FanPost

A Comment on Mike Matheny's Efficiency as a Manager


I read Bernie Miklasz's 6 December article at 101sports.com today, and was intrigued by his comment that the 2016 Cardinals "would have cleared 90 victories had Mike Matheny done a more effective job of utilizing his personnel." What is the metric that Bernie used to get the 4+ incremental victories assertion, since we don't have well developed metrics for measuring managerial performance, as we do for players, such as WAR? I did a little searching in the literature on measurements of managerial performance. It turns out that Jebediah C. Clarke wrote his BA economics thesis this year at Skidmore College on Analyzing Managerial Efficiency in Major League Baseball: A Sabermetric Approach. Jebediah used a stochastic frontier analysis and data from the 2008-2015 seasons to estimate managerial efficiency. His results will surely interest you all.

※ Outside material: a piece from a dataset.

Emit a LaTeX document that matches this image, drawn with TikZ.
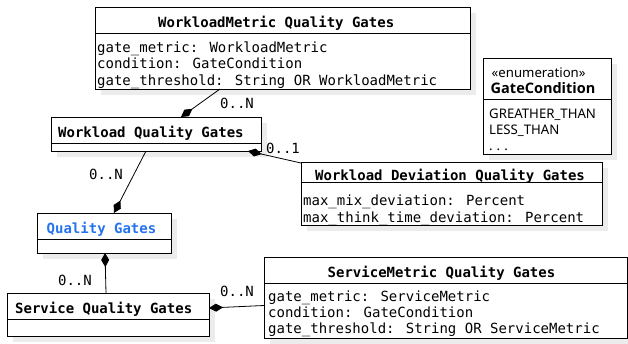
\documentclass[tikz,border=0pt]{standalone}
\usepackage{fontspec}
\setmainfont{DejaVu Sans Mono}
\newfontfamily\enumfont{Noto Sans}
\newfontfamily\enumbold{Open Sans}
\usetikzlibrary{arrows.meta,shadows}
\definecolor{qblue}{HTML}{2673F0}
\definecolor{shade}{HTML}{ECECEC}
\begin{document}
\begin{tikzpicture}[x=1pt,y=-1pt,
  cls/.style={draw=black, fill=white, line width=0.8pt, anchor=north west,
    inner sep=0pt, outer sep=0pt,
    drop shadow={shadow xshift=6pt, shadow yshift=-6pt, fill=shade, opacity=1}},
  ttl/.style={font=\fontsize{14}{16}\selectfont\bfseries, anchor=base west, inner sep=0pt},
  attr/.style={font=\fontsize{14}{16}\selectfont, anchor=base west, inner sep=0pt},
  etxt/.style={font=\enumfont\fontsize{13.2}{16}\selectfont, anchor=base west, inner sep=0pt},
  mult/.style={font=\fontsize{14}{16}\selectfont, anchor=base, inner sep=0pt},
  divl/.style={line width=0.8pt},
  comp/.style={{Diamond[length=14pt,width=8pt]}-, line width=0.8pt}]
\useasboundingbox (0,0) rectangle (628,343);

% WorkloadMetric Quality Gates
\node[cls, minimum width=375pt, minimum height=82pt] (wm) at (95,7) {};
\draw[divl] (wm.west |- 0,33) -- (wm.east |- 0,33);
\node[ttl] (wmt) at (158,27) {WorkloadMetric Quality Gates};
\node[attr] (wma1) at (97,52) {gate\_metric: WorkloadMetric};
\node[attr] (wma2) at (97,68.5) {condition: GateCondition};
\node[attr] (wma3) at (97,85) {gate\_threshold: String OR WorkloadMetric};

% GateCondition enumeration
\node[cls, minimum width=128pt, minimum height=96pt] (gc) at (483,58) {};
\draw[divl] (gc.west |- 0,99) -- (gc.east |- 0,99);
\node[etxt] (gcs) at (491.5,77) {«enumeration»};
\node[etxt, font=\enumbold\fontsize{14.5}{16}\selectfont\bfseries] (gct) at (490.5,93.5) {GateCondition};
\node[etxt] (gc1) at (489,118) {GREATHER\_THAN};
\node[etxt] (gc2) at (489,134) {LESS\_THAN};
\node[etxt] (gc3) at (489,150) {.\kern4pt.\kern4pt.};

% Workload Quality Gates
\node[cls, minimum width=210pt, minimum height=34pt] (wqg) at (51,117) {};
\draw[divl] (wqg.west |- 0,143) -- (wqg.east |- 0,143);
\node[ttl] (wqgt) at (58,137) {Workload Quality Gates};

% Workload Deviation Quality Gates
\node[cls, minimum width=301pt, minimum height=63pt] (wd) at (301,162) {};
\draw[divl] (wd.west |- 0,182) -- (wd.east |- 0,182);
\node[ttl] (wdt) at (315,180) {Workload Deviation Quality Gates};
\node[attr] (wda1) at (303,205.5) {max\_mix\_deviation: Percent};
\node[attr] (wda2) at (303,222) {max\_think\_time\_deviation: Percent};

% Quality Gates
\node[cls, minimum width=134pt, minimum height=40pt] (qg) at (37,213) {};
\draw[divl] (qg.west |- 0,239) -- (qg.east |- 0,239);
\node[ttl, text=qblue] (qgt) at (46.5,233) {Quality Gates};

% Service Quality Gates
\node[cls, minimum width=202pt, minimum height=43pt] (sqg) at (7,293) {};
\draw[divl] (sqg.west |- 0,319) -- (sqg.east |- 0,319);
\node[ttl] (sqgt) at (15,313) {Service Quality Gates};

% ServiceMetric Quality Gates
\node[cls, minimum width=363pt, minimum height=81pt] (sm) at (264,257) {};
\draw[divl] (sm.west |- 0,283) -- (sm.east |- 0,283);
\node[ttl] (smt) at (327.5,277) {ServiceMetric Quality Gates};
\node[attr] (sma1) at (268,301) {gate\_metric: ServiceMetric};
\node[attr] (sma2) at (268,317) {condition: GateCondition};
\node[attr] (sma3) at (268,333) {gate\_threshold: String OR ServiceMetric};

% connector end points
\coordinate (p1a) at (181,0 |- wqg.north);
\coordinate (p1b) at (220,0 |- wm.south);
\coordinate (p2a) at (248,0 |- wqg.south);
\coordinate (p2b) at (301,163);
\coordinate (p3a) at (114,0 |- qg.north);
\coordinate (p3b) at (146,0 |- wqg.south);
\coordinate (p4a) at (105,0 |- qg.south);
\coordinate (p4b) at (106,0 |- sqg.north);
\coordinate (p5a) at (sqg.east |- 0,308);
\coordinate (p5b) at (sm.west |- 0,305.5);

% connectors
\draw[comp] (p1a) -- (p1b);
\draw[comp] (p2a) -- (p2b);
\draw[comp] (p3a) -- (p3b);
\draw[comp] (p4a) -- (p4b);
\draw[comp] (p5a) -- (p5b);

% multiplicities
\node[mult] (m1) at (237,108) {0..N};
\node[mult] (m2) at (283,153) {0..1};
\node[mult] (m3) at (106,179) {0..N};
\node[mult] (m4) at (75,285) {0..N};
\node[mult] (m5) at (237,296) {0..N};
\end{tikzpicture}
\end{document}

Of the 26 managers with at least 4 years of experience that he measured, Mike Matheny was the most efficient manager during the time period with a mean efficiency of 0.977, and the most consistent, with a standard deviation of only 0.005. For comparison, Tony LaRussa's slash line was 0.95/.005, Terry Francona was .935/.037, while Joe Maddon was ,938/.036. So here is quantitative evidence that perhaps Mike is not as bad as he is made out to be, although you will have to judge for yourself my assessing the variables used in Jebediah's model. An interesting study, at least to me. I would be interested to hear about other quantitative measures of managerial performance, other than the studies cited by Clark in his thesis. I thought that Bill James had developed such a measure, but I don't have access to his various publications, and don't see anything after a cursory web search.